Retype verbatim only the lines below, starting at the one that contains "Convert this chart to matplotlib code." and ending at the one that contains "ax.set_xticklabels(years)". Pictures are excluded from the copy.

- [SUPPLIED DATA]:
--------------------------------
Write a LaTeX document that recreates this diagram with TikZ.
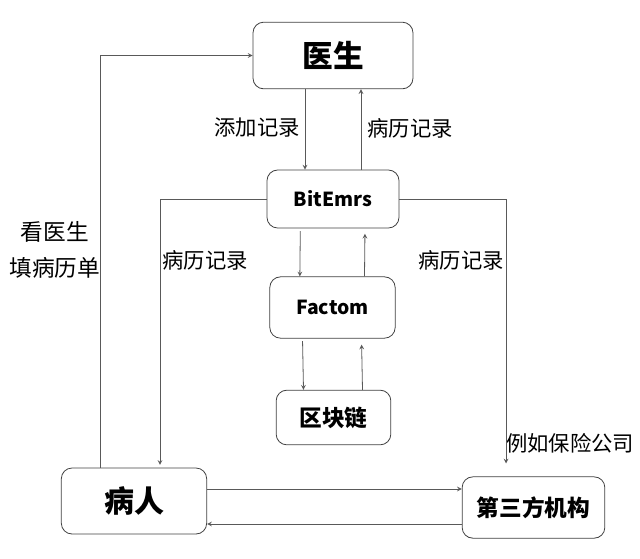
\documentclass[tikz,border=0pt]{standalone}
\usepackage{fontspec}
\setmainfont{Noto Sans CJK SC}
\usetikzlibrary{arrows}

\begin{document}
\begin{tikzpicture}[x=0.75pt, y=-0.75pt]
      \tikzstyle{process} = [rectangle, rounded corners=8pt, inner sep=0pt, text centered, draw=black!75, semithick, font=\bfseries\fontsize{17}{17}\selectfont]
      \tikzstyle{note} = [inner sep=0pt, font=\fontsize{16}{16}\selectfont]
      \tikzstyle{link} = [semithick, ->, >=stealth, black!65]

      \useasboundingbox (0,0) rectangle (640,558);

      \node (doctor) [process, minimum width=120pt, minimum height=50pt, font=\bfseries\fontsize{23}{23}\selectfont] at (333,55.5) {医生};
      \node (bitemrs) [process, minimum width=99pt, minimum height=43.5pt, font=\bfseries\fontsize{14.5}{14.5}\selectfont] at (333,199) {BitEmrs};
      \node (factom) [process, minimum width=94pt, minimum height=46pt, font=\bfseries\fontsize{14.5}{14.5}\selectfont] at (332.5,307.5) {Factom};
      \node (chain) [process, minimum width=86pt, minimum height=41pt] at (333.5,417.5) {区块链};
      \node (patient) [process, minimum width=109pt, minimum height=49.5pt, font=\bfseries\fontsize{22.5}{22.5}\selectfont] at (134,501) {病人};
      \node (third) [process, minimum width=107pt, minimum height=46pt] at (533.5,507.5) {第三方机构};

      \node (add) [note] at (257,128) {添加记录};
      \node (recup) [note] at (410,128) {病历记录};
      \node (recleft) [note] at (205,260) {病历记录};
      \node (recright) [note] at (461,260) {病历记录};
      \node (visit) [note, font=\fontsize{17}{17}\selectfont] at (55,232) {看医生};
      \node (form) [note, font=\fontsize{17}{17}\selectfont] at (55,268) {填病历单};
      \node (insure) [note] at (570,443) {例如保险公司};

      % doctor <-> bitemrs
      \draw [link] ([xshift=-21pt]doctor.south) -- ([xshift=-21pt]bitemrs.north);
      \draw [link] ([xshift=21pt]bitemrs.north) -- ([xshift=21pt]doctor.south);
      % bitemrs <-> factom
      \draw [link, shorten <=2pt] ([xshift=-24.5pt]bitemrs.south) -- ([xshift=-24.5pt]factom.north);
      \draw [link, shorten >=4pt] ([xshift=24pt]factom.north) -- ([xshift=24pt]bitemrs.south);
      % factom <-> chain
      \draw [link, shorten <=2pt] ([xshift=-22.5pt]factom.south) -- ([xshift=-22.5pt]chain.north);
      \draw [link, shorten >=4.5pt] ([xshift=21.75pt]chain.north) -- ([xshift=21.75pt]factom.south);
      % records out to patient and third party
      \draw [link, shorten >=2pt] (bitemrs.west) -| ([xshift=19.5pt]patient.north);
      \draw [link, shorten >=9.75pt] (bitemrs.east) -| ([xshift=-20.6pt]third.north);
      % patient to doctor
      \draw [link] ([xshift=-25.5pt]patient.north) |- (doctor.west);
      % patient <-> third party
      \coordinate (pout) at ([yshift=9pt]patient.east);
      \coordinate (pin) at ([yshift=-17.25pt]patient.east);
      \draw [link] (pout) -- (pout -| third.west);
      \draw [link] (pin -| third.west) -- (pin);
    \end{tikzpicture}
\end{document}
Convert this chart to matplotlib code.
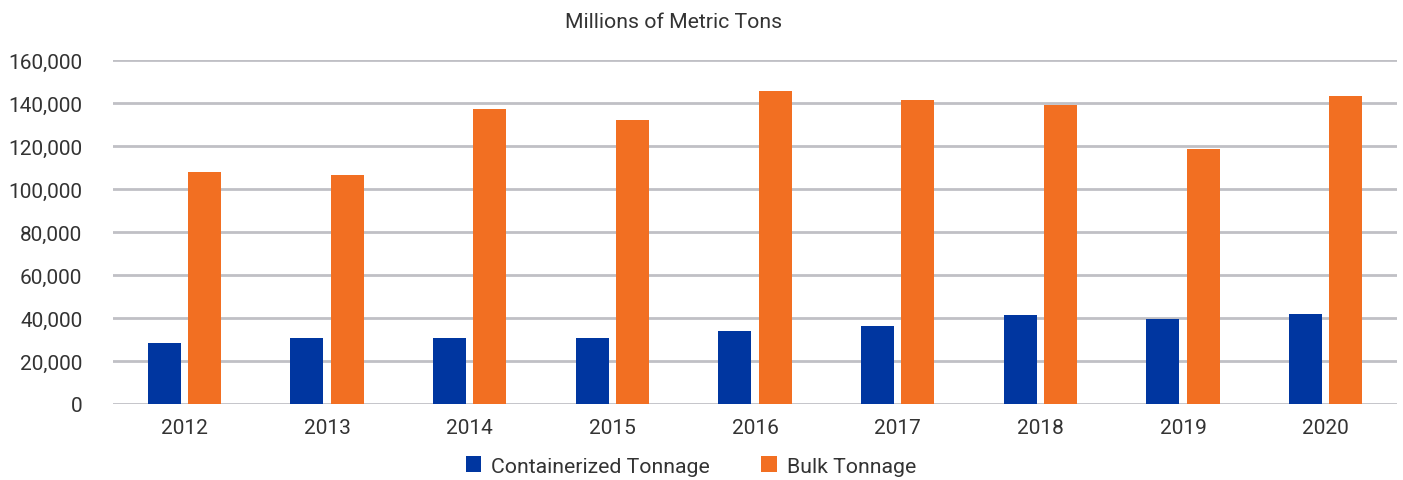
import numpy as np
import matplotlib
matplotlib.use("Agg")
import matplotlib.pyplot as plt
from matplotlib.ticker import FuncFormatter

years = ["2012", "2013", "2014", "2015", "2016", "2017", "2018", "2019", "2020"]
containerized = [28400, 30700, 30700, 30700, 34000, 36300, 41400, 39500, 41900]
bulk = [107900, 106500, 137200, 132000, 145600, 141400, 139000, 118600, 143300]

BLUE = "#0036A0"
ORANGE = "#F26F22"
GRID = "#C0C0C5"
TEXT = "#333333"

plt.rcParams["font.family"] = ["Roboto", "DejaVu Sans"]

fig = plt.figure(figsize=(14.03, 4.81), dpi=100)
ax = fig.add_axes([113/1403, 76/481, (1397-113)/1403, (405-61)/481])

x = np.arange(len(years))
w = 0.232
gap = 0.05
ax.bar(x - (w + gap)/2, containerized, width=w, color=BLUE, label="Containerized Tonnage", zorder=3)
ax.bar(x + (w + gap)/2, bulk, width=w, color=ORANGE, label="Bulk Tonnage", zorder=3)

ax.set_xlim(-0.5, len(years) - 0.5)
ax.set_ylim(0, 160000)
ax.set_yticks(np.arange(0, 160001, 20000))
ax.yaxis.set_major_formatter(FuncFormatter(lambda v, p: f"{int(v):,}"))
ax.set_xticks(x)
ax.set_xticklabels(years)

ax.grid(axis="y", color=GRID, linewidth=2, zorder=0)
for s in ax.spines.values():
    s.set_visible(False)
ax.tick_params(axis="both", length=0, labelsize=15, colors=TEXT)
ax.tick_params(axis="y", pad=22)
ax.tick_params(axis="x", pad=10)

fig.text(0.4804, 1 - 23/481, "Millions of Metric Tons", ha="center", va="center",
         fontsize=15.3, color=TEXT)

fig.legend(loc="center", bbox_to_anchor=(0.4925, 1 - 467/481), ncol=2, frameon=False,
           fontsize=15.3, handlelength=0.75, handleheight=0.75, columnspacing=2.4,
           handletextpad=0.47, labelcolor=TEXT)

fig.savefig("out.png", dpi=100)
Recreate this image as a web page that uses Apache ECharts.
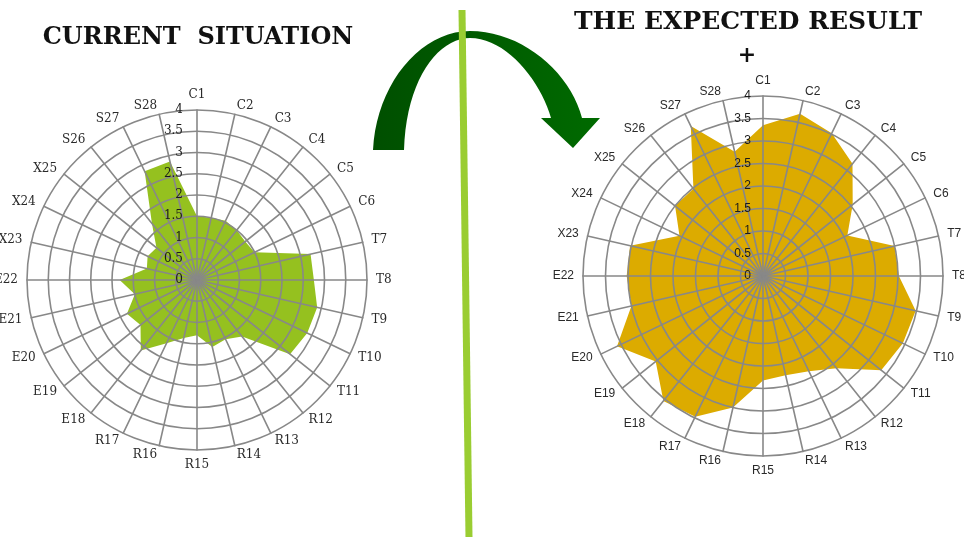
<!DOCTYPE html>
<html>
<head>
<meta charset="utf-8">
<script src="https://cdn.jsdelivr.net/npm/echarts@6/dist/echarts.min.js"></script>
<style>
  html, body { margin: 0; padding: 0; background: #fff; }
  #main { width: 964px; height: 537px; }
</style>
</head>
<body>
<div id="main"></div>
<script>
// indicators, clockwise from the top
const axisNames = ['C1', 'C2', 'C3', 'C4', 'C5', 'C6', 'T7', 'T8', 'T9', 'T10', 'T11',
  'R12', 'R13', 'R14', 'R15', 'R16', 'R17', 'E18', 'E19', 'E20', 'E21', 'E22',
  'X23', 'X24', 'X25', 'S26', 'S27', 'S28'];
const axisMin = 0;
const axisMax = 4;
const axisSteps = 8; // 0, 0.5, ... 4

// current situation (green)
const currentValues = [1.5, 1.5, 1.55, 1.5, 1.45, 1.5, 2.74, 2.75, 2.9, 2.88, 2.8,
  1.7, 1.55, 1.62, 1.3, 1.4, 1.65, 2.12, 1.7, 1.83, 1.5, 1.82,
  1.21, 1.29, 1.22, 1.7, 2.84, 2.86];
// expected result (gold)
const expectedValues = [3.35, 3.7, 3.52, 3.19, 2.55, 2.08, 3.0, 3.02, 3.48, 3.45, 3.36,
  2.62, 2.35, 2.26, 2.32, 3.0, 3.47, 3.55, 3.05, 3.6, 3.0, 3.03,
  3.03, 2.06, 2.5, 2.48, 3.7, 2.83];

// echarts lays radar axes out counter-clockwise, so flip the order after the first
function clockwise(arr) {
  return [arr[0]].concat(arr.slice(1).reverse());
}

const gridColor = '#888888';

function makeRadar(center, radius, font, nameGap, labelMargin) {
  return {
    center: center,
    radius: radius,
    shape: 'circle',
    startAngle: 90,
    splitNumber: axisSteps,
    z: 3,
    nameGap: nameGap,
    indicator: clockwise(axisNames).map(function (n, i) {
      let ind = { name: n, min: axisMin, max: axisMax };
      if (i === 0) ind.axisLabel = { show: true };
      return ind;
    }),
    axisName: { color: '#2a2a2a', fontFamily: font, fontSize: 12 },
    splitLine: { lineStyle: { color: gridColor, width: 1.6 } },
    splitArea: { show: false },
    axisLine: { lineStyle: { color: gridColor, width: 1.6 } },
    axisTick: { show: false },
    axisLabel: { show: false, fontFamily: font, fontSize: 12, color: '#1a1a1a', margin: labelMargin }
  };
}

// sample a cubic bezier for the arrow outline
function cubic(p0, p1, p2, p3, n) {
  let pts = [];
  for (let i = 0; i <= n; i++) {
    let t = i / n, u = 1 - t;
    pts.push([
      u * u * u * p0[0] + 3 * u * u * t * p1[0] + 3 * u * t * t * p2[0] + t * t * t * p3[0],
      u * u * u * p0[1] + 3 * u * u * t * p1[1] + 3 * u * t * t * p2[1] + t * t * t * p3[1]
    ]);
  }
  return pts;
}
let arrowPts = []
  .concat(cubic([373, 150], [376, 85], [420, 31], [470, 31], 20))
  .concat(cubic([470, 31], [522, 31], [570, 72], [582, 118], 20))
  .concat([[600, 118], [573, 148], [541, 118], [551, 118]])
  .concat(cubic([551, 118], [540, 80], [506, 38], [470, 38], 20))
  .concat(cubic([470, 38], [438, 38], [406, 80], [404, 150], 20));

let chart = echarts.init(document.getElementById('main'));
let option = {
  backgroundColor: '#fff',
  animation: false,
  radar: [
    makeRadar([197, 280], 170, 'DejaVu Serif', 9, 14),
    makeRadar([763, 276], 180, 'Liberation Sans', 9, 12)
  ],
  series: [
    {
      type: 'radar',
      radarIndex: 0,
      symbol: 'none',
      lineStyle: { width: 0, opacity: 0 },
      areaStyle: { color: '#95c11f', opacity: 1 },
      data: [{ name: 'CURRENT SITUATION', value: clockwise(currentValues) }]
    },
    {
      type: 'radar',
      radarIndex: 1,
      symbol: 'none',
      lineStyle: { width: 0, opacity: 0 },
      areaStyle: { color: '#dcab00', opacity: 1 },
      data: [{ name: 'THE EXPECTED RESULT', value: clockwise(expectedValues) }]
    }
  ],
  graphic: [
    {
      type: 'polygon',
      shape: { points: arrowPts },
      style: {
        fill: new echarts.graphic.LinearGradient(0, 0, 1, 0, [
          { offset: 0, color: '#004f00' },
          { offset: 1, color: '#006a00' }
        ])
      },
      z: 5
    },
    {
      type: 'line',
      shape: { x1: 462, y1: 10, x2: 469, y2: 537 },
      style: { stroke: '#9acd32', lineWidth: 7 },
      z: 6
    },
    {
      type: 'text',
      x: 198, y: 38,
      style: {
        text: 'CURRENT  SITUATION', fill: '#111', font: 'bold 24px "DejaVu Serif"',
        textAlign: 'center', textVerticalAlign: 'middle'
      },
      z: 7
    },
    {
      type: 'text',
      x: 748, y: 22,
      style: {
        text: 'THE EXPECTED RESULT', fill: '#111', font: 'bold 25px "DejaVu Serif"',
        textAlign: 'center', textVerticalAlign: 'middle'
      },
      z: 7
    },
    {
      type: 'text',
      x: 747, y: 56,
      style: {
        text: '+', fill: '#111', font: 'bold 22px "DejaVu Serif"',
        textAlign: 'center', textVerticalAlign: 'middle'
      },
      z: 7
    }
  ]
};
chart.setOption(option);
</script>
</body>
</html>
--------------------------------
- [FULL OUTPUT]:
Convert this chart to matplotlib code.
import numpy as np
import matplotlib
matplotlib.use("Agg")
import matplotlib.pyplot as plt
from matplotlib.ticker import FuncFormatter

years = ["2012", "2013", "2014", "2015", "2016", "2017", "2018", "2019", "2020"]
containerized = [28400, 30700, 30700, 30700, 34000, 36300, 41400, 39500, 41900]
bulk = [107900, 106500, 137200, 132000, 145600, 141400, 139000, 118600, 143300]

BLUE = "#0036A0"
ORANGE = "#F26F22"
GRID = "#C0C0C5"
TEXT = "#333333"

plt.rcParams["font.family"] = ["Roboto", "DejaVu Sans"]

fig = plt.figure(figsize=(14.03, 4.81), dpi=100)
ax = fig.add_axes([113/1403, 76/481, (1397-113)/1403, (405-61)/481])

x = np.arange(len(years))
w = 0.232
gap = 0.05
ax.bar(x - (w + gap)/2, containerized, width=w, color=BLUE, label="Containerized Tonnage", zorder=3)
ax.bar(x + (w + gap)/2, bulk, width=w, color=ORANGE, label="Bulk Tonnage", zorder=3)

ax.set_xlim(-0.5, len(years) - 0.5)
ax.set_ylim(0, 160000)
ax.set_yticks(np.arange(0, 160001, 20000))
ax.yaxis.set_major_formatter(FuncFormatter(lambda v, p: f"{int(v):,}"))
ax.set_xticks(x)
ax.set_xticklabels(years)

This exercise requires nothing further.